L’acte d’appel est partant recevable.
Quant au fond Les juges de première instance ont décidé que l'incarcération dans un centre pénitentiaire d’une personne mise à disposition du gouvernement, non poursuivie ou condamnée pour une infraction pénale, ne se justifie qu'au cas où cette personne constitue en outre un danger pour la sécurité, la tranquillité ou l'ordre public.
Contrairement aux arguments développés par la partie appelante, il appartient au juge administratif de se prononcer sur la régularité du placement.
Le but d’une mise à la disposition du Gouvernement étant le placement dans un établissement sûr excluant tout danger d’éloignement en attendant l’expulsion sinon le refoulement de la personne concernée, le placement dans une partie déterminée des locaux du centre pénitentiaire de Luxembourg à Schrassig n’est pas à qualifier d’illégal, à défaut d’autres locaux appropriés.
Le jugement entrepris est en l’occurrence à réformer.
Par ces motifs, la Cour administrative, statuant contradictoirement, reçoit l’acte d’appel du 18 mars 1999;
le dit fondé;
réformant, confirme la décision du ministre de la Justice du 11 février 1999;
condamne la partie intimée aux frais des deux instances.

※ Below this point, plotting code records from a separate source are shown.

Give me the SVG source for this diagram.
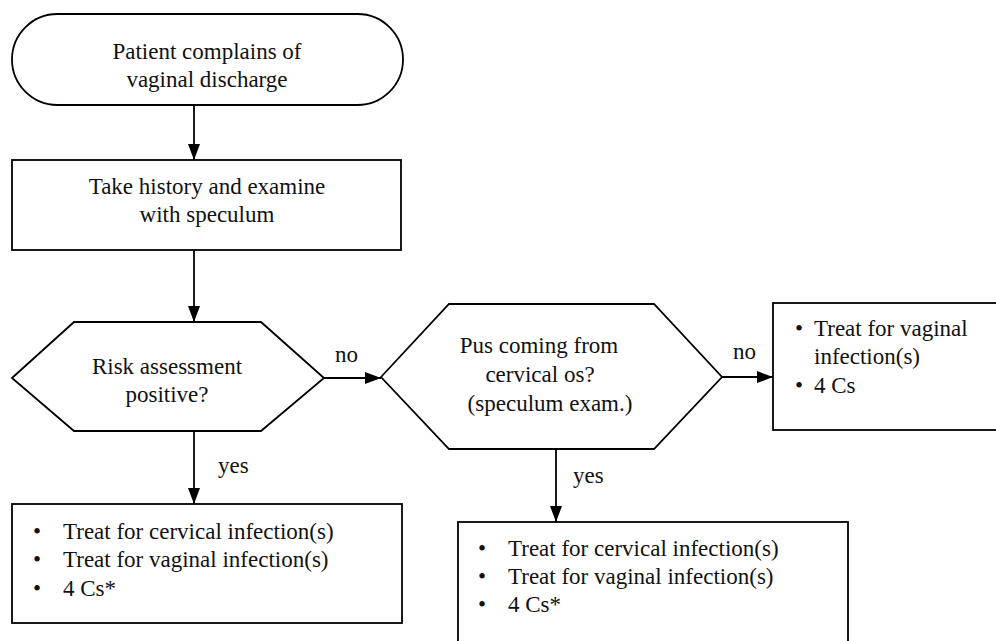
<svg xmlns="http://www.w3.org/2000/svg" width="996" height="641" viewBox="0 0 996 641">
  <style>
    .shape { fill: #ffffff; stroke: #000000; stroke-width: 1.8; }
    .edge { fill: none; stroke: #000000; stroke-width: 1.8; marker-end: url(#arrow); }
    text { font-family: "Liberation Serif", "DejaVu Serif", serif; font-size: 23px; fill: #111111; }
    .c { text-anchor: middle; }
  </style>
  <defs>
    <marker id="arrow" markerUnits="userSpaceOnUse" markerWidth="16" markerHeight="12" refX="16" refY="6" orient="auto">
      <path d="M0,0 L16,6 L0,12 z" fill="#000000"/>
    </marker>
  </defs>

  <rect width="996" height="641" fill="#ffffff"/>

  <!-- connectors -->
  <g id="connectors">
    <line class="edge" x1="194" y1="105" x2="194" y2="160"/>
    <line class="edge" x1="194" y1="250" x2="194" y2="322"/>
    <line class="edge" x1="324" y1="378" x2="381" y2="378"/>
    <line class="edge" x1="194" y1="431" x2="194" y2="504"/>
    <line class="edge" x1="722" y1="377" x2="773" y2="377"/>
    <line class="edge" x1="556" y1="449" x2="556" y2="522"/>
    <text x="335" y="362">no</text>
    <text x="733" y="359">no</text>
    <text x="218" y="473">yes</text>
    <text x="573" y="483">yes</text>
  </g>

  <!-- start terminal -->
  <g id="start">
    <rect class="shape" x="12" y="14" width="391" height="91" rx="45.5" ry="45.5"/>
    <text class="c" x="207" y="59">Patient complains of</text>
    <text class="c" x="207" y="87">vaginal discharge</text>
  </g>

  <!-- history / exam step -->
  <g id="history">
    <rect class="shape" x="12" y="160" width="389" height="90"/>
    <text class="c" x="207" y="194">Take history and examine</text>
    <text class="c" x="207" y="222">with speculum</text>
  </g>

  <!-- decision: risk assessment -->
  <g id="risk">
    <polygon class="shape" points="12,378 74,322 261,322 324,378 261,431 74,431"/>
    <text class="c" x="167" y="374">Risk assessment</text>
    <text class="c" x="167" y="402">positive?</text>
  </g>

  <!-- decision: pus from cervical os -->
  <g id="pus">
    <polygon class="shape" points="381,377 449,304 654,304 722,377 654,449 449,449"/>
    <text class="c" x="539" y="353">Pus coming from</text>
    <text class="c" x="540" y="382">cervical os?</text>
    <text class="c" x="550" y="411">(speculum exam.)</text>
  </g>

  <!-- outcome: vaginal only -->
  <g id="vaginal">
    <rect class="shape" x="773" y="303" width="240" height="127"/>
    <text class="c" x="799" y="336">•</text>
    <text x="814" y="336">Treat for vaginal</text>
    <text x="814" y="364">infection(s)</text>
    <text class="c" x="799" y="393">•</text>
    <text x="814" y="393">4 Cs</text>
  </g>

  <!-- outcome: risk positive -->
  <g id="treat-risk">
    <rect class="shape" x="12" y="504" width="390" height="119"/>
    <text class="c" x="37" y="539">•</text>
    <text x="63" y="539">Treat for cervical infection(s)</text>
    <text class="c" x="37" y="567">•</text>
    <text x="63" y="567">Treat for vaginal infection(s)</text>
    <text class="c" x="37" y="596">•</text>
    <text x="63" y="596">4 Cs*</text>
  </g>

  <!-- outcome: pus present -->
  <g id="treat-pus">
    <rect class="shape" x="458" y="522" width="390" height="140"/>
    <text class="c" x="482" y="556">•</text>
    <text x="508" y="556">Treat for cervical infection(s)</text>
    <text class="c" x="482" y="584">•</text>
    <text x="508" y="584">Treat for vaginal infection(s)</text>
    <text class="c" x="482" y="612">•</text>
    <text x="508" y="612">4 Cs*</text>
  </g>
</svg>
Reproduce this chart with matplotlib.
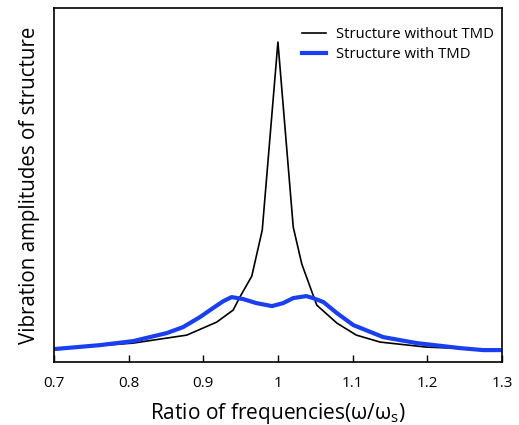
import matplotlib
matplotlib.use("Agg")
import matplotlib.pyplot as plt

plt.rcParams['font.family'] = ['Open Sans', 'DejaVu Sans']
plt.rcParams['mathtext.fontset'] = 'custom'
plt.rcParams['mathtext.rm'] = 'Open Sans'

# response without TMD (arbitrary units)
x_no = [0.70, 0.806, 0.878, 0.918, 0.940, 0.949, 0.965, 0.979, 1.000,
        1.0205, 1.032, 1.052, 1.079, 1.105, 1.137, 1.199, 1.300]
y_no = [13, 19, 27, 40, 52, 65, 86, 132, 320,
        135, 98, 57, 39, 27, 20, 15, 12]

# response with TMD
x_tmd = [0.70, 0.762, 0.806, 0.851, 0.873, 0.8955, 0.913, 0.927, 0.938,
         0.9535, 0.971, 0.992, 1.007, 1.0205, 1.038, 1.047, 1.061, 1.079,
         1.101, 1.141, 1.186, 1.244, 1.275, 1.300]
y_tmd = [13, 17, 21, 29, 35, 45, 54, 61, 65,
         63, 59, 56, 59, 64, 66, 64, 60, 49,
         37, 25, 19, 14, 12, 12]

xticks = [0.7, 0.8, 0.9, 1.0, 1.1, 1.2, 1.3]
xlabels = ["0.7", "0.8", "0.9", "1", "1.1", "1.2", "1.3"]

fig = plt.figure(figsize=(5.19, 4.25), dpi=100)
ax = fig.add_axes([0.104, 0.148, 0.863, 0.833])

ax.plot(x_no, y_no, color='black', lw=1.2, label='Structure without TMD')
ax.plot(x_tmd, y_tmd, color='#1a3ff0', lw=3.0, label='Structure with TMD',
        solid_joinstyle='round')

ax.set_xlim(0.7, 1.3)
ax.set_ylim(0, 354)
ax.set_xticks(xticks)
ax.set_xticklabels(xlabels, fontsize=11)
ax.set_yticks([])
ax.tick_params(axis='x', direction='in', length=5, width=1, pad=10)
for s in ax.spines.values():
    s.set_linewidth(1.2)

ax.set_xlabel('Ratio of frequencies(ω/ω$_\\mathregular{s}$)', fontsize=15, labelpad=7)
ax.set_ylabel('Vibration amplitudes of structure', fontsize=14.8, labelpad=10)

ax.legend(loc='upper right', bbox_to_anchor=(1.013, 0.983), frameon=False,
          fontsize=10.7, handlelength=1.65, handletextpad=0.7,
          borderaxespad=0.5, labelspacing=0.3)

fig.savefig('out.png', dpi=100)
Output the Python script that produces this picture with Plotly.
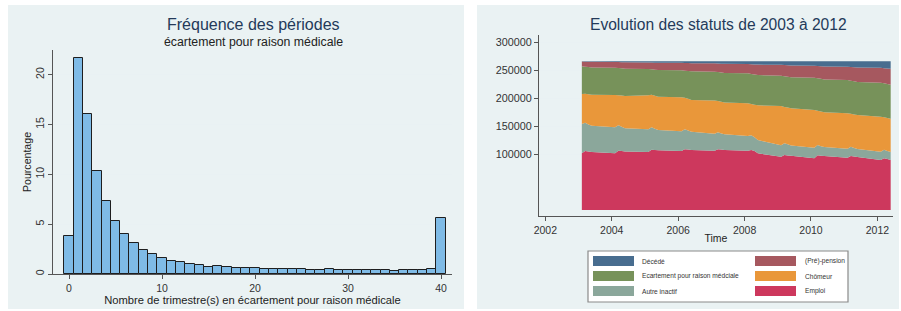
import plotly.graph_objects as go

W, H = 901, 311
FONT = "Liberation Sans, Arial, sans-serif"

# ---------------- Data: histogram (left) ----------------
trimestres = [0, 1, 2, 3, 4, 5, 6, 7, 8, 9, 10, 11, 12, 13, 14, 15, 16, 17, 18, 19, 20,
              21, 22, 23, 24, 25, 26, 27, 28, 29, 30, 31, 32, 33, 34, 35, 36, 37, 38, 39, 40]
pourcentage = [3.85, 21.7, 16.1, 10.3, 7.3, 5.3, 4.0, 3.1, 2.45, 2.0, 1.65, 1.35, 1.2, 1.05,
               0.9, 0.75, 0.8, 0.68, 0.63, 0.6, 0.57, 0.53, 0.5, 0.47, 0.47, 0.47, 0.4, 0.4,
               0.47, 0.4, 0.4, 0.38, 0.38, 0.38, 0.37, 0.33, 0.38, 0.37, 0.38, 0.48, 5.65]
hist_xticks = [0, 10, 20, 30, 40]
hist_yticks = [0, 5, 10, 15, 20]

# ---------------- Data: stacked areas (right) ----------------
time = [2003.1, 2003.2, 2003.3, 2003.4, 2004.1, 2004.2, 2004.3, 2004.4,
        2005.1, 2005.2, 2005.3, 2005.4, 2006.1, 2006.2, 2006.3, 2006.4,
        2007.1, 2007.2, 2007.3, 2007.4, 2008.1, 2008.2, 2008.3, 2008.4,
        2009.1, 2009.2, 2009.3, 2009.4, 2010.1, 2010.2, 2010.3, 2010.4,
        2011.1, 2011.2, 2011.3, 2011.4, 2012.1, 2012.2, 2012.3, 2012.4]
emploi = [101300, 105400, 104500, 103800, 101300, 106000, 105300, 104800,
          103700, 107800, 107200, 106700, 105400, 108500, 108000, 107500,
          106000, 108500, 108000, 107500, 106000, 107200, 105500, 101300,
          95300, 98300, 97500, 96800, 92400, 97800, 97000, 96400,
          93500, 96500, 95500, 94800, 89300, 92400, 91000, 89300]
autre_inactif = [52500, 50700, 48500, 47000, 46600, 45500, 43700, 41300,
                 40600, 40100, 38300, 36300, 35300, 35800, 34000, 32500,
                 30500, 30400, 29000, 28000, 26300, 26400, 24500, 23900,
                 20400, 20900, 20000, 18700, 19000, 18400, 17000, 16100,
                 16100, 16700, 15500, 14200, 14900, 15400, 14500, 14200]
chomeur = [53700, 51900, 54000, 55500, 57800, 53700, 55800, 57900,
           60900, 58400, 59000, 59700, 60900, 56700, 57000, 56800,
           59500, 56100, 56500, 56800, 58600, 56200, 58500, 62100,
           70300, 65300, 65700, 66400, 67500, 61300, 62000, 62300,
           63400, 58800, 60000, 60900, 62700, 57900, 59000, 59800]
ecartement = [49600, 48500, 48900, 48900, 48900, 48800, 48700, 48900,
              47100, 45400, 46600, 47900, 48400, 48400, 49800, 51300,
              51500, 51800, 52600, 53000, 53700, 53700, 54000, 54100,
              54300, 54900, 55300, 55700, 57800, 58200, 58700, 58800,
              59600, 59400, 59200, 59100, 60900, 60900, 60900, 60900]
pension = [8600, 9000, 9400, 9900, 10300, 10700, 11000, 11400,
           11800, 12200, 12600, 12900, 13300, 13700, 14100, 14600,
           14900, 15300, 15700, 16200, 16600, 17400, 18100, 18800,
           19500, 20000, 20500, 21000, 21500, 22100, 22700, 23400,
           23900, 24600, 25300, 26000, 26600, 27200, 27900, 28500]
decede = [300, 500, 700, 900, 1100, 1300, 1500, 1700,
          1900, 2100, 2300, 2500, 2700, 2900, 3100, 3300,
          3600, 3900, 4200, 4500, 4800, 5100, 5400, 5800,
          6200, 6600, 7000, 7400, 7800, 8200, 8600, 9000,
          9500, 10000, 10500, 11000, 11600, 12200, 12700, 13300]
area_xticks = [2002, 2004, 2006, 2008, 2010, 2012]
area_yticks = [100000, 150000, 200000, 250000, 300000]

series_names = ["Emploi", "Autre inactif", "Chômeur",
                "Ecartement pour raison médciale", "(Pré)-pension", "Décédé"]
series_values = [emploi, autre_inactif, chomeur, ecartement, pension, decede]
series_colors = ["#cd385d", "#8ba79b", "#e9973a", "#77925a", "#a6585f", "#486d8f"]

# legend layout (2 columns x 3 rows, as in the reference)
legend_order = ["Décédé", "(Pré)-pension", "Ecartement pour raison médciale",
                "Chômeur", "Autre inactif", "Emploi"]


def px(x):
    return x / W


def py(y):
    return 1 - y / H


fig = go.Figure()

fig.add_trace(go.Bar(
    x=trimestres, y=pourcentage, width=1,
    marker=dict(color="#7fbbe6", line=dict(color="#1e1e1e", width=1)),
    xaxis="x", yaxis="y", showlegend=False, name="Pourcentage"))

for name, vals, col in zip(series_names, series_values, series_colors):
    fig.add_trace(go.Scatter(
        x=time, y=vals, name=name, stackgroup="statuts", mode="none",
        fillcolor=col, xaxis="x2", yaxis="y2", showlegend=False))

axis_common = dict(showline=True, linecolor="#555", linewidth=1, ticks="outside",
                   ticklen=4, tickcolor="#555", zeroline=False, fixedrange=True,
                   automargin=False)

fig.update_layout(
    width=W, height=H, margin=dict(l=0, r=0, t=0, b=0),
    paper_bgcolor="white", plot_bgcolor="white",
    font=dict(family=FONT, color="#222"),
    bargap=0, showlegend=False, template="none",
    xaxis=dict(domain=[px(53), px(452)], range=[-1.72, 41.18], anchor="y",
               tickvals=hist_xticks, showgrid=False,
               tickfont=dict(size=10.5, color="#333"),
               title=dict(text="Nombre de trimestre(s) en écartement pour raison médicale",
                          font=dict(size=11.2, color="#222"), standoff=0),
               **axis_common),
    yaxis=dict(domain=[py(274), py(50)], range=[0, 22.47], anchor="x",
               tickvals=hist_yticks, tickangle=-90, showgrid=True,
               gridcolor="#e9f1f3", gridwidth=1,
               tickfont=dict(size=10.5, color="#333"),
               title=dict(text="Pourcentage", font=dict(size=10.6, color="#222"),
                          standoff=0),
               **axis_common),
    xaxis2=dict(domain=[px(539), px(893)], range=[2001.81, 2012.47], anchor="y2",
                tickvals=area_xticks, showgrid=False,
                tickfont=dict(size=10.5, color="#333"),
                title=dict(text="Time", font=dict(size=10.5, color="#222"), standoff=0),
                **axis_common),
    yaxis2=dict(domain=[py(216), py(35)], range=[-10900, 313200], anchor="x2",
                tickvals=area_yticks, tickformat="d", showgrid=True,
                gridcolor="#e9f1f3", gridwidth=1,
                tickfont=dict(size=10.8, color="#333"),
                **axis_common),
)

shapes = [
    # panel backgrounds
    dict(type="rect", xref="paper", yref="paper", x0=px(8), x1=px(464), y0=py(309), y1=py(5),
         fillcolor="#eaf2f3", line=dict(width=0), layer="below"),
    dict(type="rect", xref="paper", yref="paper", x0=px(477), x1=px(899), y0=py(309), y1=py(5),
         fillcolor="#eaf2f3", line=dict(width=0), layer="below"),
    # legend box
    dict(type="rect", xref="paper", yref="paper", x0=px(588), x1=px(848), y0=py(302), y1=py(251),
         fillcolor="white", line=dict(color="#8a8a8a", width=1.2), layer="above"),
]

annotations = [
    dict(text="Fréquence des périodes", x=px(253), y=py(25), xref="paper", yref="paper",
         showarrow=False, xanchor="center", yanchor="middle",
         font=dict(size=16, color="#243a5a", family=FONT)),
    dict(text="écartement pour raison médicale", x=px(253), y=py(42), xref="paper", yref="paper",
         showarrow=False, xanchor="center", yanchor="middle",
         font=dict(size=12.3, color="#222", family=FONT)),
    dict(text="Evolution des statuts de 2003 à 2012", x=px(718), y=py(25), xref="paper",
         yref="paper", showarrow=False, xanchor="center", yanchor="middle",
         font=dict(size=15.6, color="#243a5a", family=FONT)),
]

color_of = dict(zip(series_names, series_colors))
col_sw_x = [593, 755]
col_txt_x = [640, 803]
row_y = [261, 276, 291]
for i, name in enumerate(legend_order):
    r, c = divmod(i, 2)
    shapes.append(dict(type="rect", xref="paper", yref="paper",
                       x0=px(col_sw_x[c]), x1=px(col_sw_x[c] + 41),
                       y0=py(row_y[r] + 5), y1=py(row_y[r] - 5),
                       fillcolor=color_of[name], line=dict(width=0), layer="above"))
    annotations.append(dict(text=name, x=px(col_txt_x[c]), y=py(row_y[r]), xref="paper",
                            yref="paper", showarrow=False, xanchor="left", yanchor="middle",
                            font=dict(size=6.6, color="#333", family=FONT)))

fig.update_layout(shapes=shapes, annotations=annotations)

fig.write_html("out.html", config={"displayModeBar": False},
               post_script="document.body.style.margin='0';document.body.style.padding='0';")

Ainsi jugé par Marion LANNERS, vice-présidente, Christiane DIEDERICH-TOURNAY, conseiller Marc FEYEREISEN, conseiller, rapporteur 3 et lu par la vice-présidente Marion LANNERS en l’audience publique à Luxembourg au local ordinaire des audiences de la Cour à la date indiquée en tête, en présence du greffier de la Cour Anne-Marie WILTZIUS.